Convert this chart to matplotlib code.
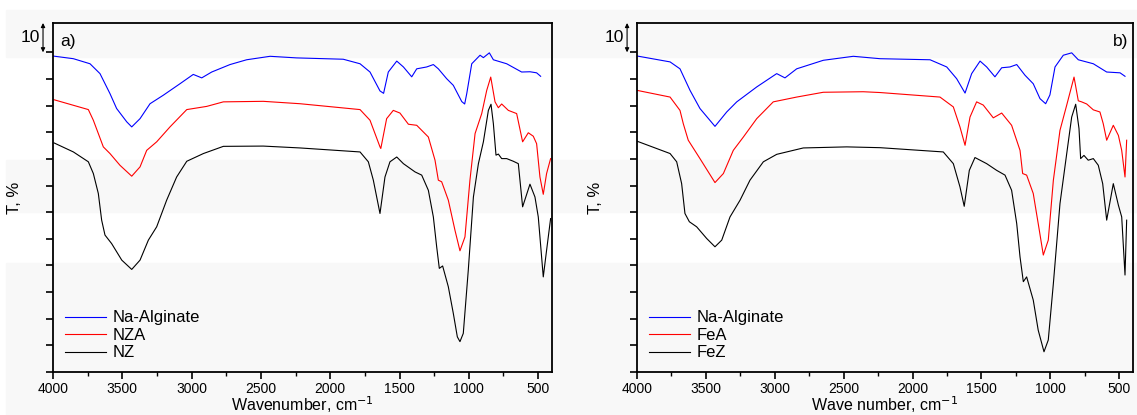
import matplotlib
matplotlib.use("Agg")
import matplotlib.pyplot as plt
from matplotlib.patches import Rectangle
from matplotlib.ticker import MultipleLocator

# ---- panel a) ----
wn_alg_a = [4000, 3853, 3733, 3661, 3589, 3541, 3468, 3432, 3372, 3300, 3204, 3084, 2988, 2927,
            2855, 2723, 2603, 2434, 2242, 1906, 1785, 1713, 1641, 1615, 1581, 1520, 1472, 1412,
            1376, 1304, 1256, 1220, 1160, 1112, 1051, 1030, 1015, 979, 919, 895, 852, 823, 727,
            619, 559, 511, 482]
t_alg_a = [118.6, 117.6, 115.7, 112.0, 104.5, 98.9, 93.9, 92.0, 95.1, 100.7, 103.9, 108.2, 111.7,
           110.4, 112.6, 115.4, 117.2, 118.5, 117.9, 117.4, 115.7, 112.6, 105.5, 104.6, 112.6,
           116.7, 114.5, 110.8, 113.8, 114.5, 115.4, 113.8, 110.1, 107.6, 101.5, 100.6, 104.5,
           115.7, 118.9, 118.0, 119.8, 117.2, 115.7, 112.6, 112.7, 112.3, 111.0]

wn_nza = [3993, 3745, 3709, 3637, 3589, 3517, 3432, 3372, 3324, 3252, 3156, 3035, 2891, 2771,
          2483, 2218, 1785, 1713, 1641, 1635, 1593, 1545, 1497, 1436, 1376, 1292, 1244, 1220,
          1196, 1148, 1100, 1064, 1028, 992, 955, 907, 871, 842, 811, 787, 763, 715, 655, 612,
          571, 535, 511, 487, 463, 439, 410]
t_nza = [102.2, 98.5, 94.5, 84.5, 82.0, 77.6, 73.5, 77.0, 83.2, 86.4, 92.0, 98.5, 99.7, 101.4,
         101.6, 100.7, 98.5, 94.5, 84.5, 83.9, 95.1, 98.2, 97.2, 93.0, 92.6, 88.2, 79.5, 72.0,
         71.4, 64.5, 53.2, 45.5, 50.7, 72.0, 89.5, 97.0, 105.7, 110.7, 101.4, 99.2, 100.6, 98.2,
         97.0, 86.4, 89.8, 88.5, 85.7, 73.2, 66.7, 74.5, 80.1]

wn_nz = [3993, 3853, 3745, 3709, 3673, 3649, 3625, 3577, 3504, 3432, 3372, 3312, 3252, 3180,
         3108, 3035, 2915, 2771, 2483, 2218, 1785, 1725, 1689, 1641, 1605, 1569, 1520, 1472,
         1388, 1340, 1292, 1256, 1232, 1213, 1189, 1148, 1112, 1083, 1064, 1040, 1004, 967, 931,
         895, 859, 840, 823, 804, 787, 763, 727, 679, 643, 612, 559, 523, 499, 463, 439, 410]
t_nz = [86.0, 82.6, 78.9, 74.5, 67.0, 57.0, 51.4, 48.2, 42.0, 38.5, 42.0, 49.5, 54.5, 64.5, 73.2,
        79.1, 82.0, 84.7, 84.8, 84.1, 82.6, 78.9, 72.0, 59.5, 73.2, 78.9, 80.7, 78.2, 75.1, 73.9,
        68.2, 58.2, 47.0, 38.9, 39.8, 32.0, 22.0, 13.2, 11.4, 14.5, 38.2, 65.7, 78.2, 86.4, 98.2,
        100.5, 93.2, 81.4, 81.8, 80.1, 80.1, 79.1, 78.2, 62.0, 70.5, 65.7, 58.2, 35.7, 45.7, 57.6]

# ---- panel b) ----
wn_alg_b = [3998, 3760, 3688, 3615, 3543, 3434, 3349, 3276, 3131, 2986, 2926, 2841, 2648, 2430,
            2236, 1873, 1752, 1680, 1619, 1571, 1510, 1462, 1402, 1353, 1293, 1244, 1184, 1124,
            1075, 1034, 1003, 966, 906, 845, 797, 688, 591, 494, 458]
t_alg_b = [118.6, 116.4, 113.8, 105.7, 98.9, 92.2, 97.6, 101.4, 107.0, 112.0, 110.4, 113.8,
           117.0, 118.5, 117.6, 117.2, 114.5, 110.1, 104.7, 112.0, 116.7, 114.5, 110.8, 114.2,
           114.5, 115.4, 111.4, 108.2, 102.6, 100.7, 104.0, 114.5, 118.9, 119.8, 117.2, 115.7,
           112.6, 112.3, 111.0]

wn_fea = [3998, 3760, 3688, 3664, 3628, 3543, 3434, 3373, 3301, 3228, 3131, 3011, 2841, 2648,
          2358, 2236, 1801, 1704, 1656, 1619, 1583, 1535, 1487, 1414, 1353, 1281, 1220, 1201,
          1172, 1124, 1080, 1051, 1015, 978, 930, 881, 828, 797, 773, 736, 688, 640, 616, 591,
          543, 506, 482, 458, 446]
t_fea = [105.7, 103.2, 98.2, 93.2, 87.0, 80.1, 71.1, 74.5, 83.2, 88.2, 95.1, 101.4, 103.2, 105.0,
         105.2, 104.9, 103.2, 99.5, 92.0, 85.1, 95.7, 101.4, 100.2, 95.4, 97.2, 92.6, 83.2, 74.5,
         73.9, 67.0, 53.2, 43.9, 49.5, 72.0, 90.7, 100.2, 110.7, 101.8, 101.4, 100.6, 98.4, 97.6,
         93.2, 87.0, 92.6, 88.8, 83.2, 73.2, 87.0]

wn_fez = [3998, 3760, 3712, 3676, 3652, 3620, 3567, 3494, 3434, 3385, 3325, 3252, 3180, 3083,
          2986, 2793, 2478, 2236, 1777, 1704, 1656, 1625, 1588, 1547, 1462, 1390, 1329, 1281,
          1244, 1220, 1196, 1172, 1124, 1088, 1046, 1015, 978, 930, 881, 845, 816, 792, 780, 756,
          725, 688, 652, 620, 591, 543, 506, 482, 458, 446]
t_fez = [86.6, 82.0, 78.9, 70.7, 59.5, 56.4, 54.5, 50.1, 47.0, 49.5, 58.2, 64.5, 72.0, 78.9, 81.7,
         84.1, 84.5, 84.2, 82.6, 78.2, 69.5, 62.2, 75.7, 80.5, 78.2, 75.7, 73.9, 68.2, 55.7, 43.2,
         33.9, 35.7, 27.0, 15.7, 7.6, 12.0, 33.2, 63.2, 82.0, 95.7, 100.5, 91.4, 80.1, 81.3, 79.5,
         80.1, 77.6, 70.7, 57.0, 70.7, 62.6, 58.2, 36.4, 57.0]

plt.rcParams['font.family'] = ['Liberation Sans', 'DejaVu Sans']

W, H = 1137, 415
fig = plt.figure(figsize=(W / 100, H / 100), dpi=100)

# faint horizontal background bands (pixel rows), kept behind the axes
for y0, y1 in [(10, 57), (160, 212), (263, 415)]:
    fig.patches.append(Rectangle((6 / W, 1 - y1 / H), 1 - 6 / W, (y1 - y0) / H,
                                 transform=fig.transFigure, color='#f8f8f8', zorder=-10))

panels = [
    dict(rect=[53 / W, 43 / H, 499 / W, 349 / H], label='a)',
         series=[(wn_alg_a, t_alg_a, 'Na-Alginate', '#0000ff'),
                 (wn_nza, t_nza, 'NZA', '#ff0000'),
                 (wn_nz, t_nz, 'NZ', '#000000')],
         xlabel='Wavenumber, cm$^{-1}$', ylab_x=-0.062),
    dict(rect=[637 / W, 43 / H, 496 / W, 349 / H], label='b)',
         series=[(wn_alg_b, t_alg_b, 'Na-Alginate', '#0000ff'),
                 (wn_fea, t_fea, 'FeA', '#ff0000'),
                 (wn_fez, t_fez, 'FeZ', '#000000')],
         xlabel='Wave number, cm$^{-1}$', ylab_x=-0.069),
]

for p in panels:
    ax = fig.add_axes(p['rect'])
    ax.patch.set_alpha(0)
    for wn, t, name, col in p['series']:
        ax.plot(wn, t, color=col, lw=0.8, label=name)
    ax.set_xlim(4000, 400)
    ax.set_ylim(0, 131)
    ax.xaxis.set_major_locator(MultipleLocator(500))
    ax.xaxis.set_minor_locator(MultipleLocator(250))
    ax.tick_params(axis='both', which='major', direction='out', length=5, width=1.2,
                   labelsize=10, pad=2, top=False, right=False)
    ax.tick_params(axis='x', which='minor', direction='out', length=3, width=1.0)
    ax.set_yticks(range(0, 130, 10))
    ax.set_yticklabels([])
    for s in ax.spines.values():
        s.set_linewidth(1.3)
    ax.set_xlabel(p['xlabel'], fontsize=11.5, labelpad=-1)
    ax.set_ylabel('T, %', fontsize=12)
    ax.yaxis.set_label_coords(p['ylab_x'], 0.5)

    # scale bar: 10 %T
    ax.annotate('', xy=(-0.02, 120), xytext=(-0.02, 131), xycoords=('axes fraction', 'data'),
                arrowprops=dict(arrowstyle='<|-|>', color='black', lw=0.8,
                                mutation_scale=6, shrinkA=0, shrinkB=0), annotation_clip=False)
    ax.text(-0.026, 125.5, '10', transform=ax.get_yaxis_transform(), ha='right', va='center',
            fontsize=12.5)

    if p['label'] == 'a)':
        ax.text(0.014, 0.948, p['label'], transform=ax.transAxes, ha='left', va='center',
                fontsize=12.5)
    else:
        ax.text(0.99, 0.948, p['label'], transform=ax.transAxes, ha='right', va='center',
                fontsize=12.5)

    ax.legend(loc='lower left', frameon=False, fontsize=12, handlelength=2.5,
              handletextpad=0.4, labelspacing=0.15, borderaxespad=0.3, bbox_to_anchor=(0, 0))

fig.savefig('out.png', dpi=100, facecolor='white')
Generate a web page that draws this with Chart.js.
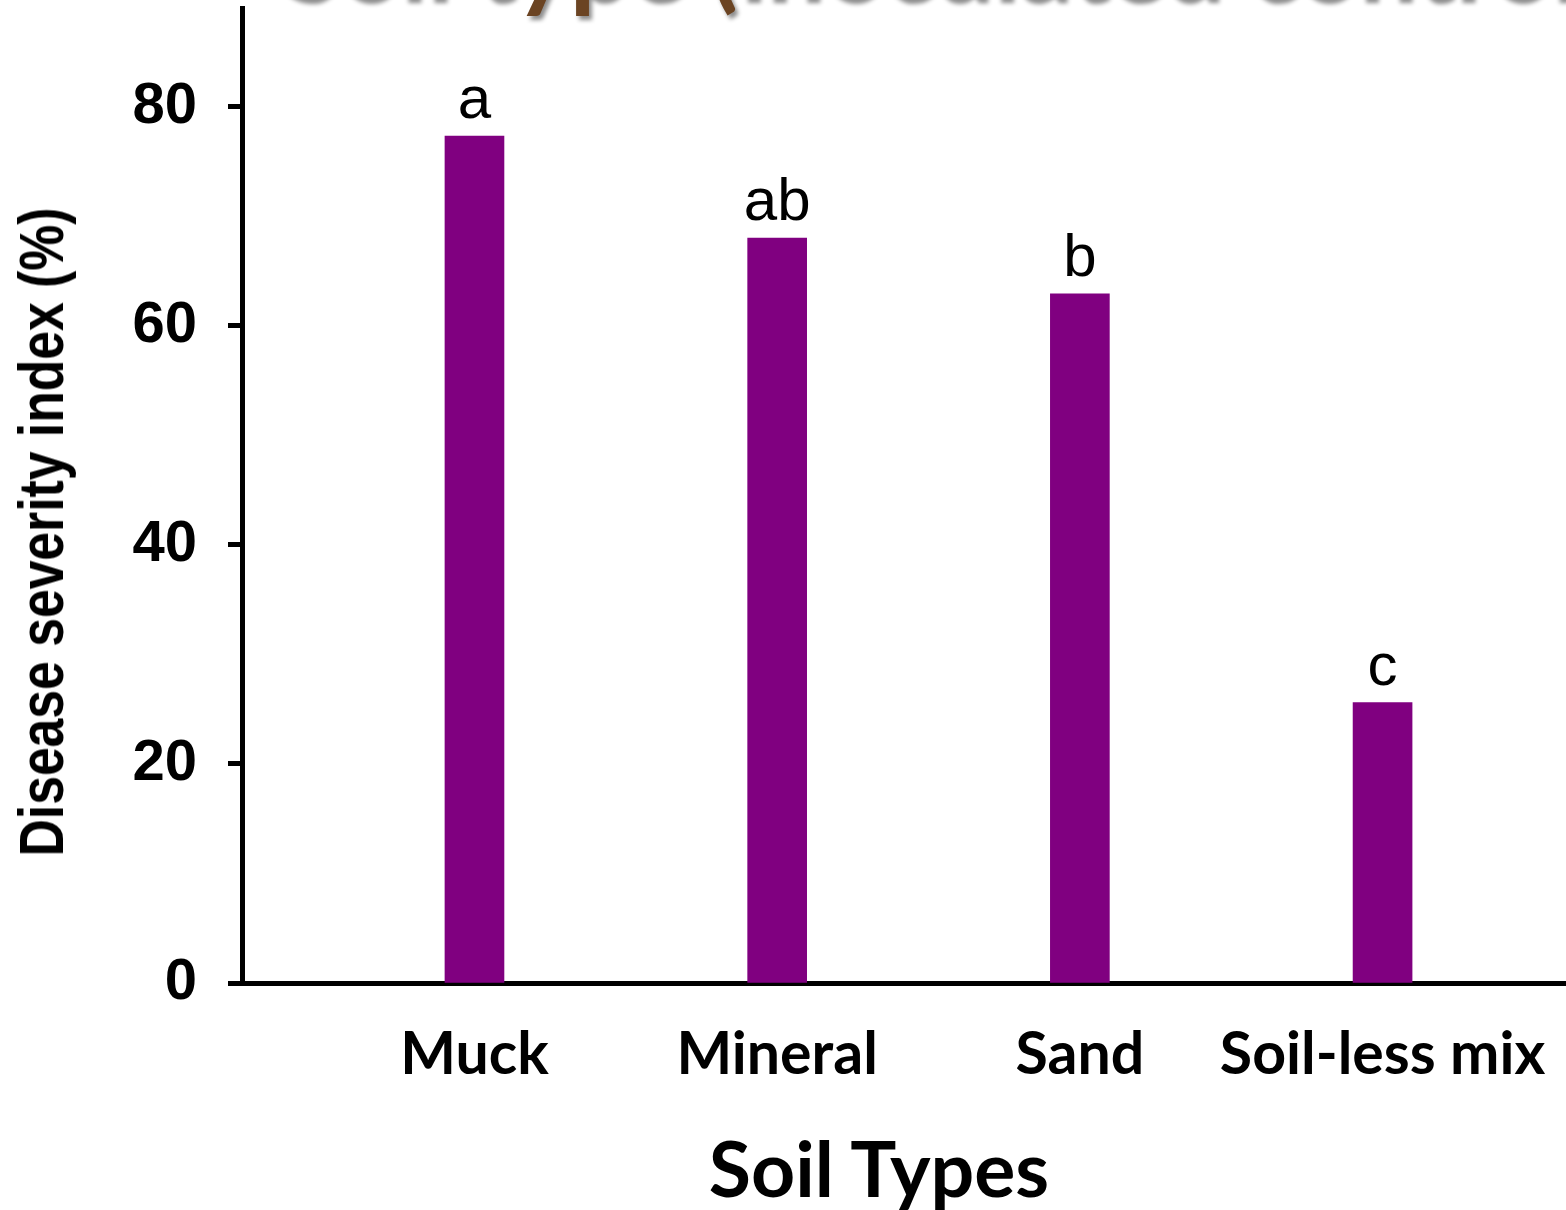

• _Exercise details_: Set down the records above word for word, from the first line through the line containing "from matplotlib.ticker import MultipleLocator", both included; leave out the pictures.

• _Written solution_:
Convert this chart to matplotlib code.
import matplotlib
matplotlib.use("Agg")
import matplotlib.pyplot as plt
from matplotlib.patches import Rectangle
from matplotlib.ticker import MultipleLocator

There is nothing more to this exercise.